__What the exercise asks__
Transcribe the listing verbatim. Do not carry over any pictures.

Source material start

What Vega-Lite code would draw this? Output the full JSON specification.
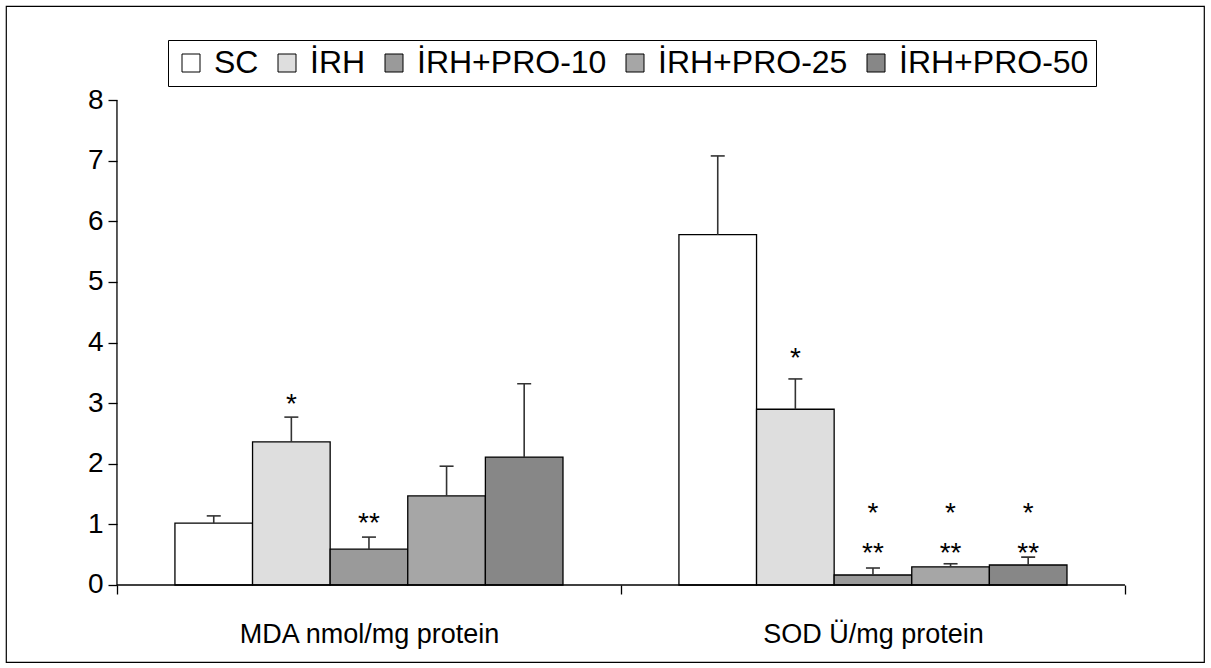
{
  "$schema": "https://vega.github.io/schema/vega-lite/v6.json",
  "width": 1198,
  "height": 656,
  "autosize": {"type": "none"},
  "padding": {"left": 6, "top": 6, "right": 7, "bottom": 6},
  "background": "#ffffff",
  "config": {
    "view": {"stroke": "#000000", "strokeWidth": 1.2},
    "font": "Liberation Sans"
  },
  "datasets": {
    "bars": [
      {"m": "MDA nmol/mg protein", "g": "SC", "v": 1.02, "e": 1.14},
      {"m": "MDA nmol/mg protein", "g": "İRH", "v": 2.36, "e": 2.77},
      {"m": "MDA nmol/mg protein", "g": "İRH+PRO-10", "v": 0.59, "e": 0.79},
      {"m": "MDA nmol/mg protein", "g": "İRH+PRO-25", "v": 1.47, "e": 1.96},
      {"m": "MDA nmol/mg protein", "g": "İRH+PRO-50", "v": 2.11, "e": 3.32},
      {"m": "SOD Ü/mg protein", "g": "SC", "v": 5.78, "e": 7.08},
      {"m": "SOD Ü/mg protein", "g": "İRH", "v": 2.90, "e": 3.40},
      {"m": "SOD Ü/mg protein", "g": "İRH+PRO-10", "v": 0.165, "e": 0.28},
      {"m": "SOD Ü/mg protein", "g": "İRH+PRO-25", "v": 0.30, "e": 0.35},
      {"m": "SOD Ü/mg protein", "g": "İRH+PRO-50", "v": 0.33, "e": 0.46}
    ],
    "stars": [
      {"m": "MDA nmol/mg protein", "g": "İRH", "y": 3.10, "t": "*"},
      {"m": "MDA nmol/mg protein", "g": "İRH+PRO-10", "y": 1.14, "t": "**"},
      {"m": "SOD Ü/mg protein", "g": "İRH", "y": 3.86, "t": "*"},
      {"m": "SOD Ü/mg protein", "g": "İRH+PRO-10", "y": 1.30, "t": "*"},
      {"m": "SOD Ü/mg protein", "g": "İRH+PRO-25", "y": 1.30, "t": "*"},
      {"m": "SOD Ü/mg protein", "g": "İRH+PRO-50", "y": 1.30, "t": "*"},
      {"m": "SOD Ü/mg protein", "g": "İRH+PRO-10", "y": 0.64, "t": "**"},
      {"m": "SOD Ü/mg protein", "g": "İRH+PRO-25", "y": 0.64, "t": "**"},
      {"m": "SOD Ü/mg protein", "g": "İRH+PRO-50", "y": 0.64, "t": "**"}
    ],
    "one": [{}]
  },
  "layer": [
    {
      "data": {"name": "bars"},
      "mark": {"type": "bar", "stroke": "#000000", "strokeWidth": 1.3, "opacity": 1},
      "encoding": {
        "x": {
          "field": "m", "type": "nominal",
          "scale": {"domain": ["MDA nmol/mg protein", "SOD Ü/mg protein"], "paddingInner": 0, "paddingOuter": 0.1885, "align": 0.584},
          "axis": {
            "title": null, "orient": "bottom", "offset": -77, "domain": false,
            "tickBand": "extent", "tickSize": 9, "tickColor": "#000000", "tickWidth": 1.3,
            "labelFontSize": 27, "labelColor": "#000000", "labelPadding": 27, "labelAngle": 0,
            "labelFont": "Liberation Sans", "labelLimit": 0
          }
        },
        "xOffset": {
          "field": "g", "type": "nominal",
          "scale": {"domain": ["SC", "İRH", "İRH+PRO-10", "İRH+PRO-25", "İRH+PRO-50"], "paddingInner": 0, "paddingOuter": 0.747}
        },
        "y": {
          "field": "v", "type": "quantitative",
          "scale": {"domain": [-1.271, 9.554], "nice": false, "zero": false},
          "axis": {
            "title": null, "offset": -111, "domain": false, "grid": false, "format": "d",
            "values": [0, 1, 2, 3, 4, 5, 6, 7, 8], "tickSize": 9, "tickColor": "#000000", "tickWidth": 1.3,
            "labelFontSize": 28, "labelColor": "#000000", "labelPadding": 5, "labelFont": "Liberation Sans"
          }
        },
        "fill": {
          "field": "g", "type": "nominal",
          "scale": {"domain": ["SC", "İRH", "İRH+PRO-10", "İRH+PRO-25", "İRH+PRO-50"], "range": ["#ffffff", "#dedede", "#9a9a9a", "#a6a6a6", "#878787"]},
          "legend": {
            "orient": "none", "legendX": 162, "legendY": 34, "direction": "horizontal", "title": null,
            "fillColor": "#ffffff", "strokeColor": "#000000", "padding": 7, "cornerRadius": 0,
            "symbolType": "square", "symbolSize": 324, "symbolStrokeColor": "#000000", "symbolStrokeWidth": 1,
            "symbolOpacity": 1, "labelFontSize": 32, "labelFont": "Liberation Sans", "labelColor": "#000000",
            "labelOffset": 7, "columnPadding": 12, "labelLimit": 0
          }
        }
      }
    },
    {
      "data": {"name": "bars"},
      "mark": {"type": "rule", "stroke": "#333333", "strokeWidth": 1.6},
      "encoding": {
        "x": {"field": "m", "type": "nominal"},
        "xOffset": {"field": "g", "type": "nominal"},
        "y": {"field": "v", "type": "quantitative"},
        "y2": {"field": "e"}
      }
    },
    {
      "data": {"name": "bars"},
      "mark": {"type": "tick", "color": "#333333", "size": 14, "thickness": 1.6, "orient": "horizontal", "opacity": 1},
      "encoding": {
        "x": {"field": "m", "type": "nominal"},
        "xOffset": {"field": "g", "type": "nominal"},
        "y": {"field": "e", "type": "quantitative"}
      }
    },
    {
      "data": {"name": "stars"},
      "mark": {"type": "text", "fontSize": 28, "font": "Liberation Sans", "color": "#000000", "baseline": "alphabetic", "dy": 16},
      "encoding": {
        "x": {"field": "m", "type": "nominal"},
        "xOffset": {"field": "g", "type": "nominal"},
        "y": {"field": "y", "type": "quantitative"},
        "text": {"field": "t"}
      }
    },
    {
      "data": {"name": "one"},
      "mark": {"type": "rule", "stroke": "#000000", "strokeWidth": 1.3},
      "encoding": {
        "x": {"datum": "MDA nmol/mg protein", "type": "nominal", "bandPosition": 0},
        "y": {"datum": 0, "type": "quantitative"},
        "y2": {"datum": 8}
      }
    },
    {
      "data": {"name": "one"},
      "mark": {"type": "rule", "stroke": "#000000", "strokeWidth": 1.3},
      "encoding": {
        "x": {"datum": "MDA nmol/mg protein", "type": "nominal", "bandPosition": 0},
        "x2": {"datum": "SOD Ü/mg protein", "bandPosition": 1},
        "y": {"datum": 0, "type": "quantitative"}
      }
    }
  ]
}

Source material end

__The output__
What Vega-Lite code would draw this? Output the full JSON specification.
{
  "$schema": "https://vega.github.io/schema/vega-lite/v6.json",
  "width": 1198,
  "height": 656,
  "autosize": {"type": "none"},
  "padding": {"left": 6, "top": 6, "right": 7, "bottom": 6},
  "background": "#ffffff",
  "config": {
    "view": {"stroke": "#000000", "strokeWidth": 1.2},
    "font": "Liberation Sans"
  },
  "datasets": {
    "bars": [
      {"m": "MDA nmol/mg protein", "g": "SC", "v": 1.02, "e": 1.14},
      {"m": "MDA nmol/mg protein", "g": "İRH", "v": 2.36, "e": 2.77},
      {"m": "MDA nmol/mg protein", "g": "İRH+PRO-10", "v": 0.59, "e": 0.79},
      {"m": "MDA nmol/mg protein", "g": "İRH+PRO-25", "v": 1.47, "e": 1.96},
      {"m": "MDA nmol/mg protein", "g": "İRH+PRO-50", "v": 2.11, "e": 3.32},
      {"m": "SOD Ü/mg protein", "g": "SC", "v": 5.78, "e": 7.08},
      {"m": "SOD Ü/mg protein", "g": "İRH", "v": 2.90, "e": 3.40},
      {"m": "SOD Ü/mg protein", "g": "İRH+PRO-10", "v": 0.165, "e": 0.28},
      {"m": "SOD Ü/mg protein", "g": "İRH+PRO-25", "v": 0.30, "e": 0.35},
      {"m": "SOD Ü/mg protein", "g": "İRH+PRO-50", "v": 0.33, "e": 0.46}
    ],
    "stars": [
      {"m": "MDA nmol/mg protein", "g": "İRH", "y": 3.10, "t": "*"},
      {"m": "MDA nmol/mg protein", "g": "İRH+PRO-10", "y": 1.14, "t": "**"},
      {"m": "SOD Ü/mg protein", "g": "İRH", "y": 3.86, "t": "*"},
      {"m": "SOD Ü/mg protein", "g": "İRH+PRO-10", "y": 1.30, "t": "*"},
      {"m": "SOD Ü/mg protein", "g": "İRH+PRO-25", "y": 1.30, "t": "*"},
      {"m": "SOD Ü/mg protein", "g": "İRH+PRO-50", "y": 1.30, "t": "*"},
      {"m": "SOD Ü/mg protein", "g": "İRH+PRO-10", "y": 0.64, "t": "**"},
      {"m": "SOD Ü/mg protein", "g": "İRH+PRO-25", "y": 0.64, "t": "**"},
      {"m": "SOD Ü/mg protein", "g": "İRH+PRO-50", "y": 0.64, "t": "**"}
    ],
    "one": [{}]
  },
  "layer": [
    {
      "data": {"name": "bars"},
      "mark": {"type": "bar", "stroke": "#000000", "strokeWidth": 1.3, "opacity": 1},
      "encoding": {
        "x": {
          "field": "m", "type": "nominal",
          "scale": {"domain": ["MDA nmol/mg protein", "SOD Ü/mg protein"], "paddingInner": 0, "paddingOuter": 0.1885, "align": 0.584},
          "axis": {
            "title": null, "orient": "bottom", "offset": -77, "domain": false,
            "tickBand": "extent", "tickSize": 9, "tickColor": "#000000", "tickWidth": 1.3,
            "labelFontSize": 27, "labelColor": "#000000", "labelPadding": 27, "labelAngle": 0,
            "labelFont": "Liberation Sans", "labelLimit": 0
          }
        },
        "xOffset": {
          "field": "g", "type": "nominal",
          "scale": {"domain": ["SC", "İRH", "İRH+PRO-10", "İRH+PRO-25", "İRH+PRO-50"], "paddingInner": 0, "paddingOuter": 0.747}
        },
        "y": {
          "field": "v", "type": "quantitative",
          "scale": {"domain": [-1.271, 9.554], "nice": false, "zero": false},
          "axis": {
            "title": null, "offset": -111, "domain": false, "grid": false, "format": "d",
            "values": [0, 1, 2, 3, 4, 5, 6, 7, 8], "tickSize": 9, "tickColor": "#000000", "tickWidth": 1.3,
            "labelFontSize": 28, "labelColor": "#000000", "labelPadding": 5, "labelFont": "Liberation Sans"
          }
        },
        "fill": {
          "field": "g", "type": "nominal",
          "scale": {"domain": ["SC", "İRH", "İRH+PRO-10", "İRH+PRO-25", "İRH+PRO-50"], "range": ["#ffffff", "#dedede", "#9a9a9a", "#a6a6a6", "#878787"]},
          "legend": {
            "orient": "none", "legendX": 162, "legendY": 34, "direction": "horizontal", "title": null,
            "fillColor": "#ffffff", "strokeColor": "#000000", "padding": 7, "cornerRadius": 0,
            "symbolType": "square", "symbolSize": 324, "symbolStrokeColor": "#000000", "symbolStrokeWidth": 1,
            "symbolOpacity": 1, "labelFontSize": 32, "labelFont": "Liberation Sans", "labelColor": "#000000",
            "labelOffset": 7, "columnPadding": 12, "labelLimit": 0
          }
        }
      }
    },
    {
      "data": {"name": "bars"},
      "mark": {"type": "rule", "stroke": "#333333", "strokeWidth": 1.6},
      "encoding": {
        "x": {"field": "m", "type": "nominal"},
        "xOffset": {"field": "g", "type": "nominal"},
        "y": {"field": "v", "type": "quantitative"},
        "y2": {"field": "e"}
      }
    },
    {
      "data": {"name": "bars"},
      "mark": {"type": "tick", "color": "#333333", "size": 14, "thickness": 1.6, "orient": "horizontal", "opacity": 1},
      "encoding": {
        "x": {"field": "m", "type": "nominal"},
        "xOffset": {"field": "g", "type": "nominal"},
        "y": {"field": "e", "type": "quantitative"}
      }
    },
    {
      "data": {"name": "stars"},
      "mark": {"type": "text", "fontSize": 28, "font": "Liberation Sans", "color": "#000000", "baseline": "alphabetic", "dy": 16},
      "encoding": {
        "x": {"field": "m", "type": "nominal"},
        "xOffset": {"field": "g", "type": "nominal"},
        "y": {"field": "y", "type": "quantitative"},
        "text": {"field": "t"}
      }
    },
    {
      "data": {"name": "one"},
      "mark": {"type": "rule", "stroke": "#000000", "strokeWidth": 1.3},
      "encoding": {
        "x": {"datum": "MDA nmol/mg protein", "type": "nominal", "bandPosition": 0},
        "y": {"datum": 0, "type": "quantitative"},
        "y2": {"datum": 8}
      }
    },
    {
      "data": {"name": "one"},
      "mark": {"type": "rule", "stroke": "#000000", "strokeWidth": 1.3},
      "encoding": {
        "x": {"datum": "MDA nmol/mg protein", "type": "nominal", "bandPosition": 0},
        "x2": {"datum": "SOD Ü/mg protein", "bandPosition": 1},
        "y": {"datum": 0, "type": "quantitative"}
      }
    }
  ]
}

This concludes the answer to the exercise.